Former Vice President Maduro, had been one of Chavez’s closest advisors. He is described by people close to him as a quiet and calm man who appears to have a spiritual side. He and his wife used to travel to India to listen to the teachings of Indian spiritual guru Sathya Sai Baba who died in 2011, a BBC report stated.

Despite his quiet disposition, Maduro is said to be friendly and jovial and enjoys socializing, and at the same time is credited with being a wily operator and a skilled negotiator, the report stated.

A poll conducted prior to Chavez’s death had found that Maduro would win a presidential vote should the president fail to recover.

Local pollster Hinterlaces gave Maduro 50 percent of potential votes Feb. 18 in comparison to 36 percent for Capriles, Reuters news agency reported.

Capriles, who has criticized Hinterlaces at various points during the presidential campaign, again accused its director, Oscar Schemel, of bias in the latest survey of 1,230 people conducted between Jan. 30 and Feb. 9.

"That man is not a pollster, he's on the government's payroll," Capriles told local television, as reported by Reuters.

Hinterlaces had successfully predicted Chavez's win with 55 percent of the vote in October election.

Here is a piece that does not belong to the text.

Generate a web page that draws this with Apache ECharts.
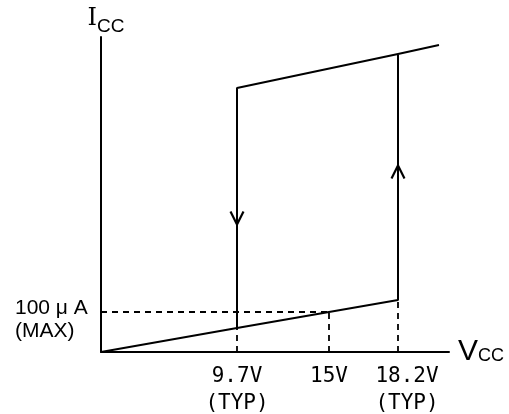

Capriles, the candidate for the umbrella opposition group Table for Democratic Unity (MUD), won 44 percent of the vote in the presidential election, accounting for the strongest showing by any opposition candidate against Chavez.

The opposition boycotted Maduro's inauguration ceremony as the acting president Friday, claiming that the speaker of the National Assembly, Diosdado Cabello, should be the one to take over as acting president, as per Venezuela’s constitution. Capriles had called the move fraudulent.